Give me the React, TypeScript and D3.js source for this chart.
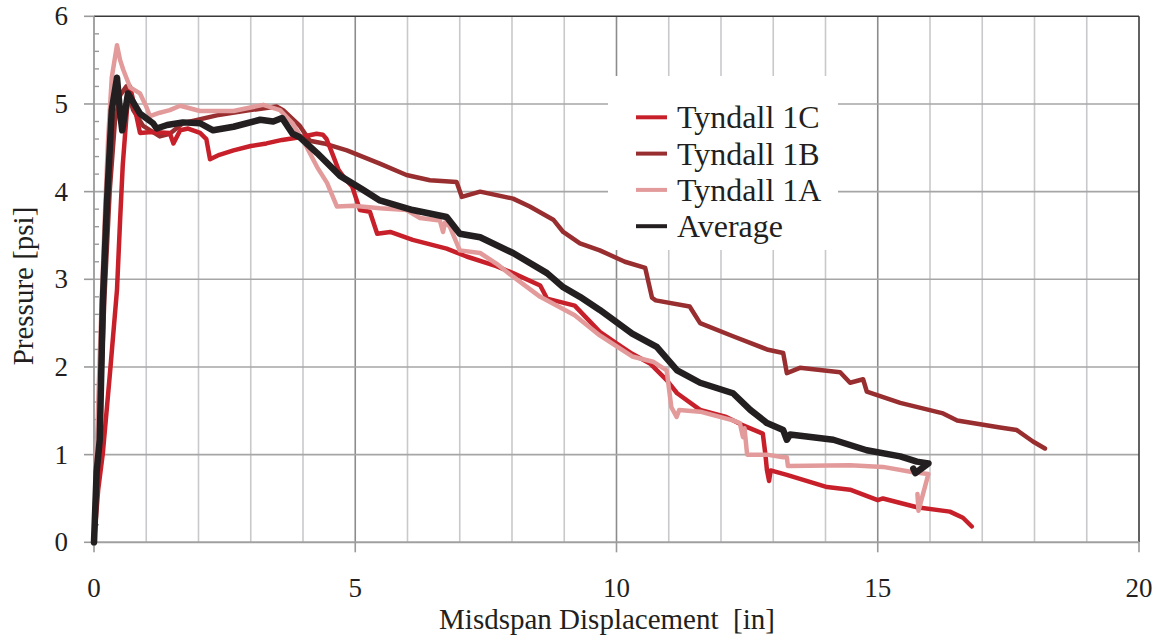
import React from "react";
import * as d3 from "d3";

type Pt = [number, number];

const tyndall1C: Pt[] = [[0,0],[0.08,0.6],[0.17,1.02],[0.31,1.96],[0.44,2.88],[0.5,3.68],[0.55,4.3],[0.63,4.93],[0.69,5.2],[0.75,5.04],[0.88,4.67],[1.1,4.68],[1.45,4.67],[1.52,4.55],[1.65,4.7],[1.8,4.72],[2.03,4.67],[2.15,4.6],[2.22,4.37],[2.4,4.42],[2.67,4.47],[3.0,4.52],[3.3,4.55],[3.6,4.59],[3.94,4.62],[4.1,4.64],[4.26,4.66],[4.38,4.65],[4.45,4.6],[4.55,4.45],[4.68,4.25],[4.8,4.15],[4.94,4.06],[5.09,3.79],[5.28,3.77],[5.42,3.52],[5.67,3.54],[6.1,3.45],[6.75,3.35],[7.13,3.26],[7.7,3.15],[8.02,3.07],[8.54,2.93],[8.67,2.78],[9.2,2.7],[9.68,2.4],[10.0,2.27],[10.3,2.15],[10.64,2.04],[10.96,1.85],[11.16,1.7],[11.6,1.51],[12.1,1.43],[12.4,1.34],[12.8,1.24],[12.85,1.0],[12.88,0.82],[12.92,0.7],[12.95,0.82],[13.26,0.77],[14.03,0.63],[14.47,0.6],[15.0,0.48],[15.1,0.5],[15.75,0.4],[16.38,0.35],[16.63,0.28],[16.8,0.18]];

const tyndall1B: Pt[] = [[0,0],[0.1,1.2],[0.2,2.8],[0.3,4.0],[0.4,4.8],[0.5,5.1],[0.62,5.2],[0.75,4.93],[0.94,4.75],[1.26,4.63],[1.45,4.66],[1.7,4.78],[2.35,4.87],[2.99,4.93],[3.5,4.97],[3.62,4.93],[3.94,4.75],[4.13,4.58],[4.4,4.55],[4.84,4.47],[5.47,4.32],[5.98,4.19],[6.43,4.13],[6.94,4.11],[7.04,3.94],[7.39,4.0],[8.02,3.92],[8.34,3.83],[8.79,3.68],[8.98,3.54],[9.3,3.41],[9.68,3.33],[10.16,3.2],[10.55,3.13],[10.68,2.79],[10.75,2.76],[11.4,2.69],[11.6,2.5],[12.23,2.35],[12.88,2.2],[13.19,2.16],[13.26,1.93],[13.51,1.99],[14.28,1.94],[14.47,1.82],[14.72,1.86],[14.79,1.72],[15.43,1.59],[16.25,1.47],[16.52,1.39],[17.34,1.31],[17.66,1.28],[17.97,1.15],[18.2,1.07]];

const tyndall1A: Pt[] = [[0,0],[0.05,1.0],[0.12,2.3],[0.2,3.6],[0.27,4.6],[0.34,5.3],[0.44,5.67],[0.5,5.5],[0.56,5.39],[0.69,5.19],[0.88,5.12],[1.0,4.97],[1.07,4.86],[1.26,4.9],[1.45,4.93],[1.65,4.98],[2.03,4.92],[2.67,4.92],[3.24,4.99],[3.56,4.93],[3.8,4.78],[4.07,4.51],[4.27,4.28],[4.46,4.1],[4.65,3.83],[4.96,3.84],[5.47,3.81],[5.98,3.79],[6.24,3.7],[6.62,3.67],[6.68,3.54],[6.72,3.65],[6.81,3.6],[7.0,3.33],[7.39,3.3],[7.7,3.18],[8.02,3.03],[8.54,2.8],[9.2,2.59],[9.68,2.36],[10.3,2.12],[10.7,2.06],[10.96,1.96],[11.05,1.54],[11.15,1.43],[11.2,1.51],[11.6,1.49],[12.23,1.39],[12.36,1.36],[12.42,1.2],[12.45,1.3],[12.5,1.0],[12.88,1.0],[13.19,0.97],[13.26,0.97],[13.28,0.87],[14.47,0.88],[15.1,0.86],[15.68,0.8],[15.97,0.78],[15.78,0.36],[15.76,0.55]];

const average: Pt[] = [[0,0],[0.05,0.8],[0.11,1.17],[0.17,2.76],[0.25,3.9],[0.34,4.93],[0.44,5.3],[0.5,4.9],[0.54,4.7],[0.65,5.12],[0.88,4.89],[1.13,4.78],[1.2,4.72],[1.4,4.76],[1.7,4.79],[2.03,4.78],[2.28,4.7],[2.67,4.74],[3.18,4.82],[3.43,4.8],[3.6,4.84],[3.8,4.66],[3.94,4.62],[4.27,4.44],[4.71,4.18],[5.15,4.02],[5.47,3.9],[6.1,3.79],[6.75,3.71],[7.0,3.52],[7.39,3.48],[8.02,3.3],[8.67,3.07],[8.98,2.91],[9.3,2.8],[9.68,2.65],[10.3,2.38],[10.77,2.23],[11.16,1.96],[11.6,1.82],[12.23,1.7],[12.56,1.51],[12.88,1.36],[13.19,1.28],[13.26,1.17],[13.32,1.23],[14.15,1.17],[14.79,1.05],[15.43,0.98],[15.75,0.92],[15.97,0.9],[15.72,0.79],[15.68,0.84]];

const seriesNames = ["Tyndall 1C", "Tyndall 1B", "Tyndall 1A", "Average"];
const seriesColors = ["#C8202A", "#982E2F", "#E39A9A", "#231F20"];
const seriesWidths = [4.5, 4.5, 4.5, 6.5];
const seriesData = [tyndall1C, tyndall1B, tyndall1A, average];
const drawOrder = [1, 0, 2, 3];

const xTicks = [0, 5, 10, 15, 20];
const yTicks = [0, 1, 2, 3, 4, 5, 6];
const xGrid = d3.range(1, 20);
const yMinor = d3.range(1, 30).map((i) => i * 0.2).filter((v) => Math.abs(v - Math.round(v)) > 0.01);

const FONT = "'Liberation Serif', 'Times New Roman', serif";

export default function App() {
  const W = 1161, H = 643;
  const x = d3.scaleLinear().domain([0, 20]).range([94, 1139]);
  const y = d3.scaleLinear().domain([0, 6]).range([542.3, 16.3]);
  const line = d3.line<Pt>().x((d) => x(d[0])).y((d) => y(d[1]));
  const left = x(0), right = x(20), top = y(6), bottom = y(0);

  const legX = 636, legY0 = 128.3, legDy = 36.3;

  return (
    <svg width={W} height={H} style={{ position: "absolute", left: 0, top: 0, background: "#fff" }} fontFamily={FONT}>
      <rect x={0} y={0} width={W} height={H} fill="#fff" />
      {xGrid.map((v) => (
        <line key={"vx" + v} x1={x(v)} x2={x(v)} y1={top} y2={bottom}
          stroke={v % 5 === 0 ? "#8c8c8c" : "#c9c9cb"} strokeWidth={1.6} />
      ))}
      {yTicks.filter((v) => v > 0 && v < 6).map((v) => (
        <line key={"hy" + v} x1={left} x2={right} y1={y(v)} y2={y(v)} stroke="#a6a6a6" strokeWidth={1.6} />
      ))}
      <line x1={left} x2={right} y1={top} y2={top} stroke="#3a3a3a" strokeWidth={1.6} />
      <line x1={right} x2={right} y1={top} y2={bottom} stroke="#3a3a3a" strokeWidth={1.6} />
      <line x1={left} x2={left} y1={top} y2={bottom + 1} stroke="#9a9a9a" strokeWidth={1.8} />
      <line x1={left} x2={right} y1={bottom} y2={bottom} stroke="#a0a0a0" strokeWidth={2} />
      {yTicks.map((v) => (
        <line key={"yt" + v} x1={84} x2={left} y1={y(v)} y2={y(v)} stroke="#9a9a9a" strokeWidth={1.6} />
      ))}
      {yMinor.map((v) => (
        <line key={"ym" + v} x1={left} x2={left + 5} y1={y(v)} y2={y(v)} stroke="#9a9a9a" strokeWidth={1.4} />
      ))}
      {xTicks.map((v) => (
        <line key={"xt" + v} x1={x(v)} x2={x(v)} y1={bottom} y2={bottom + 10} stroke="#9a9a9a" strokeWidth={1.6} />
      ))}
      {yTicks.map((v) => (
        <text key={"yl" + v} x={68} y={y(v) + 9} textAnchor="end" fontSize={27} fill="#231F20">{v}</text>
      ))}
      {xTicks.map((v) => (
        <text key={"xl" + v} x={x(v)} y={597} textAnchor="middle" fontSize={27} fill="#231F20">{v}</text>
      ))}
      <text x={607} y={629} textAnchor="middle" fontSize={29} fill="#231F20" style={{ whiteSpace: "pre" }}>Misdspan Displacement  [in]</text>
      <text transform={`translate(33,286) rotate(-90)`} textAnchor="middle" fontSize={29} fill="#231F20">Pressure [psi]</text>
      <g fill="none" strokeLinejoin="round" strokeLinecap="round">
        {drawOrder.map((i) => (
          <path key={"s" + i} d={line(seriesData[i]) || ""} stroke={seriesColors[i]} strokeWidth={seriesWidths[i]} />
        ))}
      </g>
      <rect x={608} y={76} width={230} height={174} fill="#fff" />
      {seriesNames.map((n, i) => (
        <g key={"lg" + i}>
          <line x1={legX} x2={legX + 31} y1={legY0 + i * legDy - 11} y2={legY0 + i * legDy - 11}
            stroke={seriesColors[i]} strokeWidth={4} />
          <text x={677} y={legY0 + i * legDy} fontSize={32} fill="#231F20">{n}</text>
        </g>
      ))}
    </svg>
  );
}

Description of the task ▸ Everything from the first line to the line with "const tyndall1C: Pt[]" must be repeated exactly, and nothing else. Leave the pictures out.

Answer for this exercise ▸
Give me the React, TypeScript and D3.js source for this chart.
import React from "react";
import * as d3 from "d3";

type Pt = [number, number];

const tyndall1C: Pt[] = [[0,0],[0.08,0.6],[0.17,1.02],[0.31,1.96],[0.44,2.88],[0.5,3.68],[0.55,4.3],[0.63,4.93],[0.69,5.2],[0.75,5.04],[0.88,4.67],[1.1,4.68],[1.45,4.67],[1.52,4.55],[1.65,4.7],[1.8,4.72],[2.03,4.67],[2.15,4.6],[2.22,4.37],[2.4,4.42],[2.67,4.47],[3.0,4.52],[3.3,4.55],[3.6,4.59],[3.94,4.62],[4.1,4.64],[4.26,4.66],[4.38,4.65],[4.45,4.6],[4.55,4.45],[4.68,4.25],[4.8,4.15],[4.94,4.06],[5.09,3.79],[5.28,3.77],[5.42,3.52],[5.67,3.54],[6.1,3.45],[6.75,3.35],[7.13,3.26],[7.7,3.15],[8.02,3.07],[8.54,2.93],[8.67,2.78],[9.2,2.7],[9.68,2.4],[10.0,2.27],[10.3,2.15],[10.64,2.04],[10.96,1.85],[11.16,1.7],[11.6,1.51],[12.1,1.43],[12.4,1.34],[12.8,1.24],[12.85,1.0],[12.88,0.82],[12.92,0.7],[12.95,0.82],[13.26,0.77],[14.03,0.63],[14.47,0.6],[15.0,0.48],[15.1,0.5],[15.75,0.4],[16.38,0.35],[16.63,0.28],[16.8,0.18]];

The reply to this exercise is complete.